Cento milioni di lire, sono proprio i 51.645,69 Euro dei quali abbiamo accennato. Vediamo ora di capire cosa significa concretamente questo valore.
Se nel corso dell’anno solare non si ha mai posseduto -per almeno 7 giorni lavorativi consecutivi- un complessivo valore in criptovalute che superi la predetta soglia di 51.645,69 Euro, il relativo capitale non deve essere tassato, e non dev’essere nemmeno obbligatoriamente dichiarato nei redditi, in quanto non qualificabile come attività imponibile “di carattere speculativo”.
Viceversa, qualora si dovesse indicare nei redditi un capitale in criptovaluta che superi la predetta soglia, verrà applicato il principio della tassazione sulle eventuali plusvalenze.

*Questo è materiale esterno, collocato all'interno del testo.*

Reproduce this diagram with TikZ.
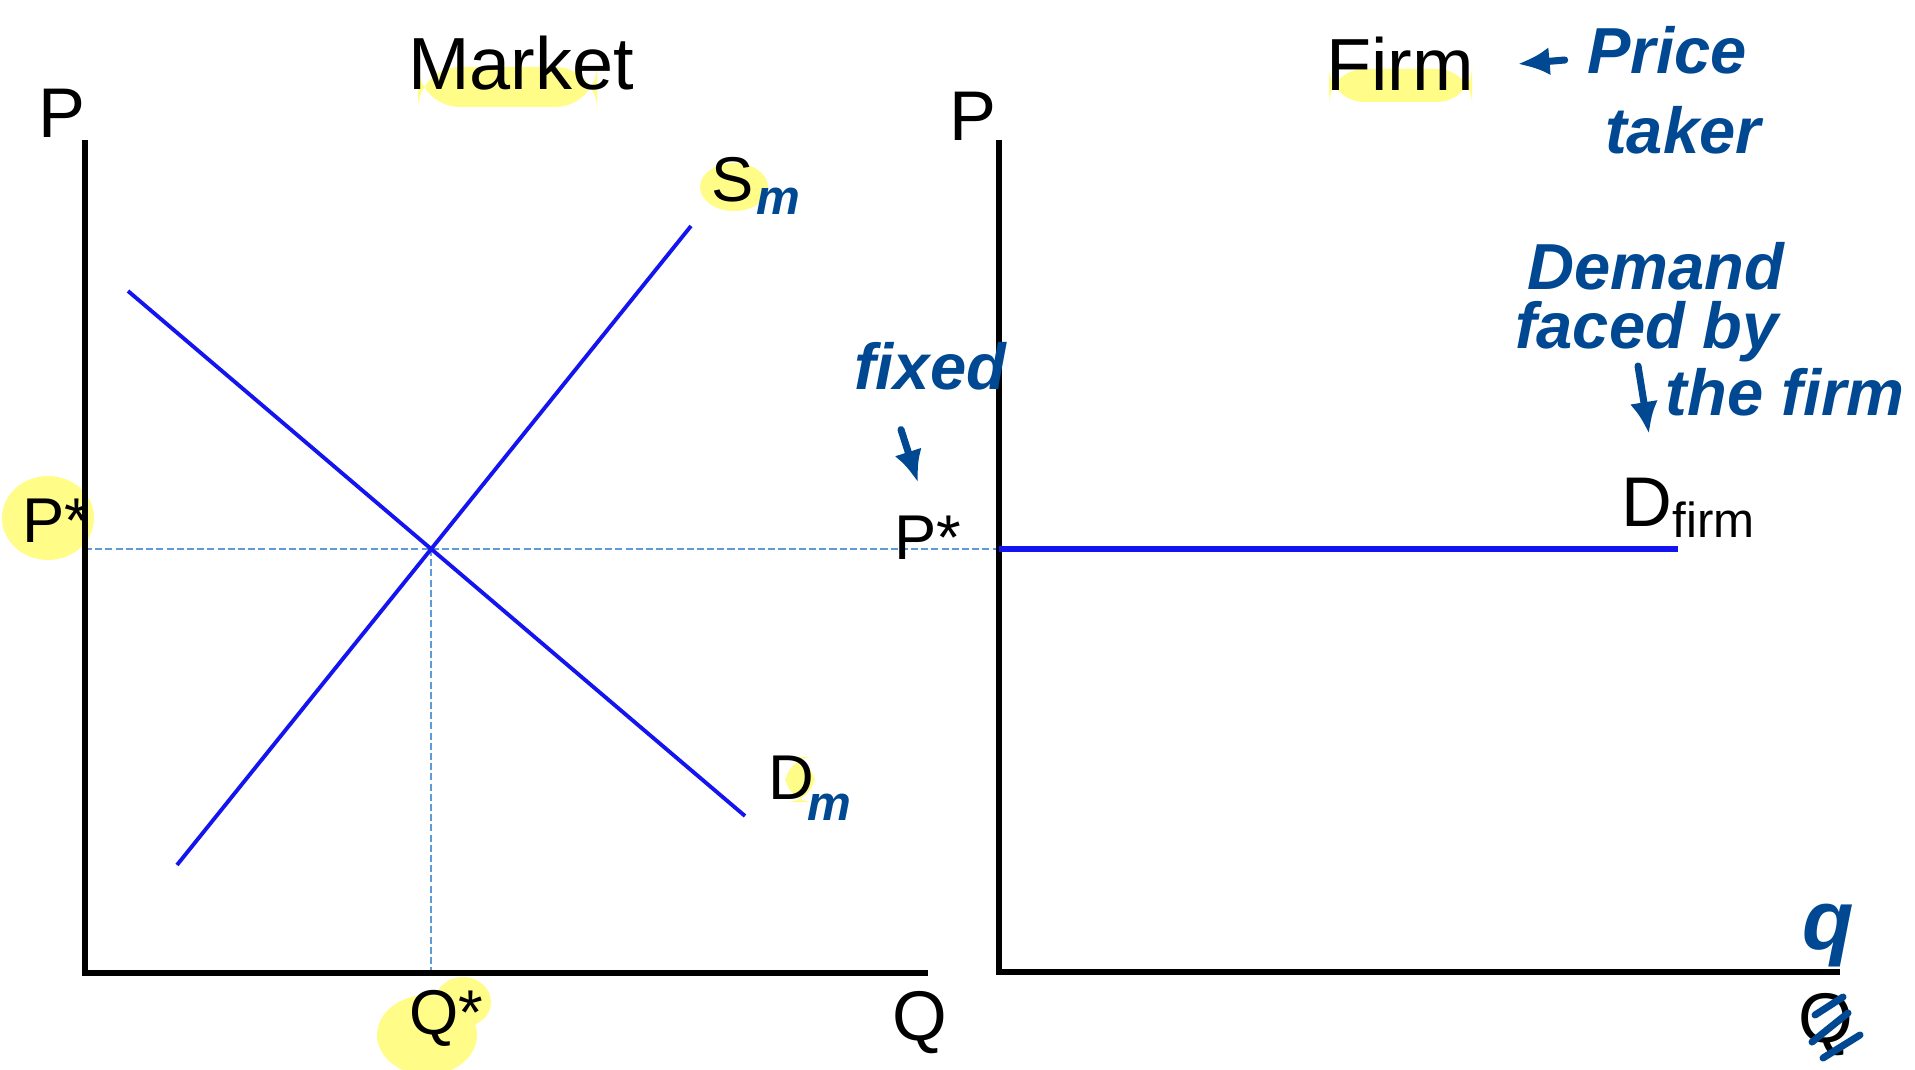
\documentclass[tikz,border=0pt]{standalone}
\usepackage{fontspec}
\setmainfont{Liberation Sans}
\newfontfamily\handfont{Liberation Sans}
\usetikzlibrary{arrows.meta}
\definecolor{crv}{RGB}{20,20,240}
\definecolor{guide}{RGB}{95,155,215}
\definecolor{pen}{RGB}{0,72,145}
\definecolor{hiyel}{RGB}{255,252,135}
\tikzset{
  axis/.style={draw=black, line width=1.7pt},
  curve/.style={draw=crv, line width=1.1pt},
  guideline/.style={draw=guide, line width=0.6pt, dash pattern=on 2pt off 0.9pt},
  ttl/.style={font=\fontsize{21}{25}\selectfont, inner sep=0pt},
  lbl/.style={font=\fontsize{20}{24}\selectfont, inner sep=0pt},
  slbl/.style={font=\fontsize{18}{22}\selectfont, inner sep=0pt},
  hand/.style={text=pen, inner sep=0pt,
    font=\handfont\bfseries\itshape\fontsize{18.5}{22}\selectfont},
  subhand/.style={hand, font=\handfont\bfseries\itshape\fontsize{14}{16}\selectfont},
  harr/.style={-{Latex[length=3.2mm,width=2.8mm]}, draw=pen, line width=2pt, line cap=round},
  stroke/.style={draw=pen, line width=2pt, line cap=round},
  hl/.style={fill=hiyel}
}
\begin{document}
\begin{tikzpicture}[x=0.01cm, y=-0.01cm]
  \useasboundingbox (0,0) rectangle (1915,1070);
  % highlighter marks first, text goes on top
  \fill[hl, rounded corners=12pt] (418,67) rectangle (597,107);
  \fill[hl, rounded corners=10pt] (1329,69) rectangle (1472,102);
  \fill[hl] (734,187) ellipse (34 and 24);
  \fill[hl, rounded corners=8pt] (785,757) rectangle (815,802);
  \fill[hl] (48,518) ellipse (46 and 42);
  \fill[hl] (427,1035) ellipse (50 and 40);
  \fill[hl] (463,1002) ellipse (28 and 25);

  % market panel
  \coordinate (mO) at (85,973);
  \coordinate (mtop) at (85,140);
  \coordinate (mend) at (928,973);
  \coordinate (s0) at (177,865);
  \coordinate (s1) at (691,226);
  \coordinate (d0) at (128,291);
  \coordinate (d1) at (745,816);
  \coordinate (eq) at (intersection of s0--s1 and d0--d1);
  % firm panel
  \coordinate (fO) at (999,972);
  \coordinate (ftop) at (999,140);
  \coordinate (fend) at (1840,972);
  \coordinate (fd1) at (1678,0);

  \draw[guideline] (mO |- eq) -- (fO |- eq);
  \draw[guideline] (eq) -- (eq |- mO);
  \draw[axis] (mtop) -- (mO) -- (mend);
  \draw[axis] (ftop) -- (fO) -- (fend);
  \draw[curve] (s0) -- (s1);
  \draw[curve] (d0) -- (d1);
  \draw[curve, line width=1.5pt] (fO |- eq) -- (fd1 |- eq);

  \node[ttl] (mtitle) at (521,63) {Market};
  \node[ttl] (ftitle) at (1400,64) {Firm};
  \node[lbl] (mp) at (62,113) {P};
  \node[lbl] (fp) at (973,116) {P};
  \node[lbl] (mq) at (920,1023) {Q};
  \node[lbl] (fq) at (1826,1025) {Q};
  \node[slbl] (pstar) at (56,521) {P*};
  \node[slbl] (qstar) at (446,1018) {Q*};
  \node[slbl] (fpstar) at (928,538) {P*};
  \node[slbl] (slab) at (733,180) {S};
  \node[slbl] (dlab) at (791,778) {D};
  \node[lbl] (dfirm) at (1689,508) {D\textsubscript{firm}};

  % pen notes
  \node[subhand] (sm) at (778,201) {m};
  \node[subhand] (dm) at (829,807) {m};
  \node[hand] (fixed) at (930,366) {fixed};
  \node[hand] (price) at (1667,50) {Price};
  \node[hand] (taker) at (1683,130) {taker};
  \node[hand] (dem) at (1656,266) {Demand};
  \node[hand] (faced) at (1647,332) {faced by};
  \node[hand] (thefirm) at (1785,392) {the firm};
  \node[hand, font=\handfont\bfseries\itshape\fontsize{24}{26}\selectfont] (qhand) at (1828,936) {q};
  \draw[harr] ([shift={(-29,39)}]fixed.south) -- ++(17,53);
  \draw[harr] ([xshift=-2.2mm, yshift=-1mm]price.west) -- ([xshift=4.3mm]ftitle.east);
  \draw[harr] ([shift={(-27,-26)}]thefirm.west) -- ++(11,68);
  \draw[stroke] ([shift={(-11,-10)}]fq.center) -- ++(28,-18);
  \draw[stroke] ([shift={(-14,17)}]fq.center) -- ++(36,-29);
  \draw[stroke] ([shift={(-3,33)}]fq.center) -- ++(37,-23);
\end{tikzpicture}
\end{document}
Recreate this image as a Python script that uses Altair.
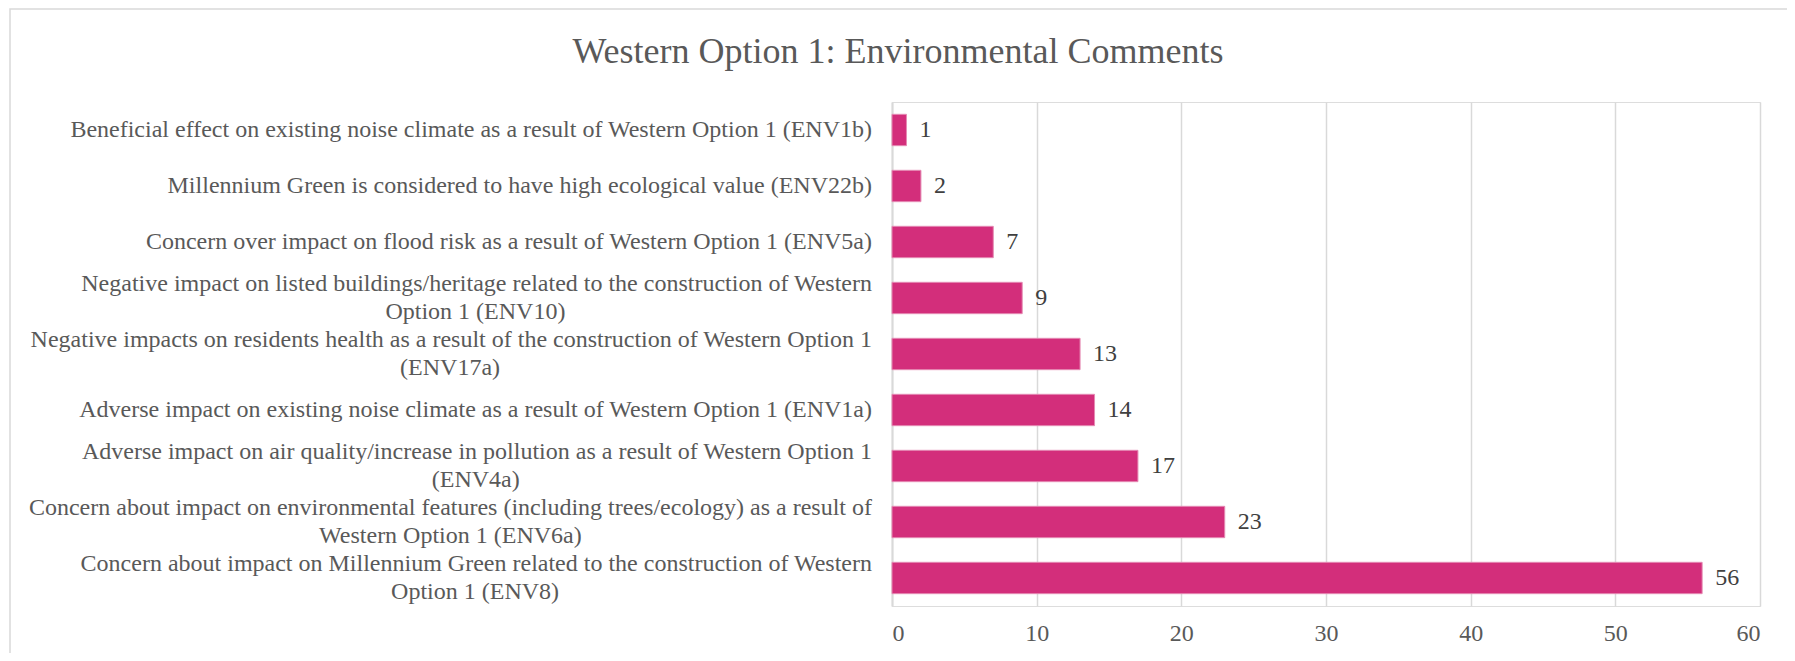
import altair as alt
import pandas as pd

title_text = "Western Option 1: Environmental Comments"

label_line1 = [
    "Beneficial effect on existing noise climate as a result of Western Option 1 (ENV1b)",
    "Millennium Green is considered to have high ecological value (ENV22b)",
    "Concern over impact on flood risk as a result of Western Option 1 (ENV5a)",
    "Negative impact on listed buildings/heritage related to the construction of Western",
    "Negative impacts on residents health as a result of the construction of Western Option 1",
    "Adverse impact on existing noise climate as a result of Western Option 1 (ENV1a)",
    "Adverse impact on air quality/increase in pollution as a result of Western Option 1",
    "Concern about impact on environmental features (including trees/ecology) as a result of",
    "Concern about impact on Millennium Green related to the construction of Western",
]
label_line2 = [
    "",
    "",
    "",
    "Option 1 (ENV10)",
    "(ENV17a)",
    "",
    "(ENV4a)",
    "Western Option 1 (ENV6a)",
    "Option 1 (ENV8)",
]
values = [1, 2, 7, 9, 13, 14, 17, 23, 56]
x_ticks = [0, 10, 20, 30, 40, 50, 60]

FONT = "Liberation Serif"
LABEL_SIZE = 24
LABEL_GAP = 20  # gap between axis line and right edge of category labels

# Times / Liberation Serif advance widths (per 1000 em) to centre wrapped second lines
_w = {" ": 250, "(": 333, ")": 333, "/": 278, ":": 278, "-": 333, ".": 250, ",": 250}
_w.update({d: 500 for d in "0123456789"})
_w.update(dict(zip("ABCDEFGHIJKLMNOPQRSTUVWXYZ",
                   [722, 667, 667, 722, 611, 556, 722, 722, 333, 389, 722, 611, 889,
                    722, 722, 556, 722, 667, 556, 611, 722, 722, 944, 722, 722, 611])))
_w.update(dict(zip("abcdefghijklmnopqrstuvwxyz",
                   [444, 500, 444, 500, 444, 333, 500, 500, 278, 278, 500, 278, 778,
                    500, 500, 500, 500, 333, 389, 278, 500, 500, 722, 500, 500, 444])))


def text_width(s):
    return sum(_w.get(c, 500) for c in s) * LABEL_SIZE / 1000.0


df = pd.DataFrame({"line1": label_line1, "line2": label_line2, "value": values})
df["two"] = df["line2"] != ""
df["cx"] = [-LABEL_GAP - text_width(s) / 2.0 for s in label_line1]

PINK = "#D32E7B"
GRID = "#D9D9D9"

y_enc = alt.Y(
    "line1:N",
    sort=label_line1,
    scale=alt.Scale(paddingInner=0.44, paddingOuter=0.22),
    axis=alt.Axis(labels=False, ticks=False, title=None, grid=False,
                  domain=True, domainColor=GRID, domainWidth=2),
)
x_enc = alt.X(
    "value:Q",
    scale=alt.Scale(domain=[0, 60], nice=False),
    axis=alt.Axis(values=x_ticks, title=None, ticks=False, domain=False,
                  grid=True, gridColor=GRID, gridWidth=1.5,
                  labelFont=FONT, labelFontSize=24, labelColor="#595959",
                  labelPadding=15),
)

base = alt.Chart(df)

bars = base.mark_bar(color=PINK, stroke="#E58AB3", strokeWidth=1).encode(x=x_enc, y=y_enc)

value_labels = base.mark_text(
    align="left", baseline="middle", dx=13, font=FONT, fontSize=24, color="#404040"
).encode(x="value:Q", y=alt.Y("line1:N", sort=label_line1), text="value:Q")

single = base.transform_filter("!datum.two").mark_text(
    align="right", baseline="middle", font=FONT, fontSize=LABEL_SIZE, color="#595959"
).encode(x=alt.value(-LABEL_GAP), y=alt.Y("line1:N", sort=label_line1), text="line1:N")

first = base.transform_filter("datum.two").mark_text(
    align="right", baseline="middle", dy=-14, font=FONT, fontSize=LABEL_SIZE, color="#595959"
).encode(x=alt.value(-LABEL_GAP), y=alt.Y("line1:N", sort=label_line1), text="line1:N")

second = base.transform_filter("datum.two").mark_text(
    align="center", baseline="middle", dy=14, font=FONT, fontSize=LABEL_SIZE, color="#595959"
).encode(x=alt.X("cx:Q", scale=None), y=alt.Y("line1:N", sort=label_line1), text="line2:N")

title_df = pd.DataFrame({"t": [title_text]})
title = alt.Chart(title_df).mark_text(
    align="center", baseline="alphabetic", font=FONT, fontSize=36, color="#595959"
).encode(x=alt.value(6), y=alt.value(-39), text="t:N")

frame = alt.Chart(title_df).mark_rect(
    fill=None, stroke=GRID, strokeWidth=1.5
).encode(x=alt.value(-882), x2=alt.value(897), y=alt.value(-93), y2=alt.value(600))

chart = alt.layer(frame, bars, value_labels, single, first, second, title).properties(
    width=868,
    height=504,
    padding={"left": 884, "top": 94, "right": 27, "bottom": 47},
    autosize=alt.AutoSizeParams(type="none"),
).configure_view(stroke=None).configure(background="white")

chart.save("out.html", embed_options={"renderer": "svg", "actions": False})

È importante a questo punto capire che l’effettiva imposizione fiscale avverrà solamente al momento del cambio, cioè quando verrà rifatto il passaggio da Bitcoin ad Euro. Questo perché un normale cittadino non deve chiudere il bilancio annuale come fanno le imprese, e dunque può aver senso calcolare l’eventuale plusvalenza solo nel momento in cui effettivamente prelevando, incassiamo il controvalore in Euro. Per detto valore incassato, l’aliquota applicata corrisponderà al 26% dei guadagni effettivi.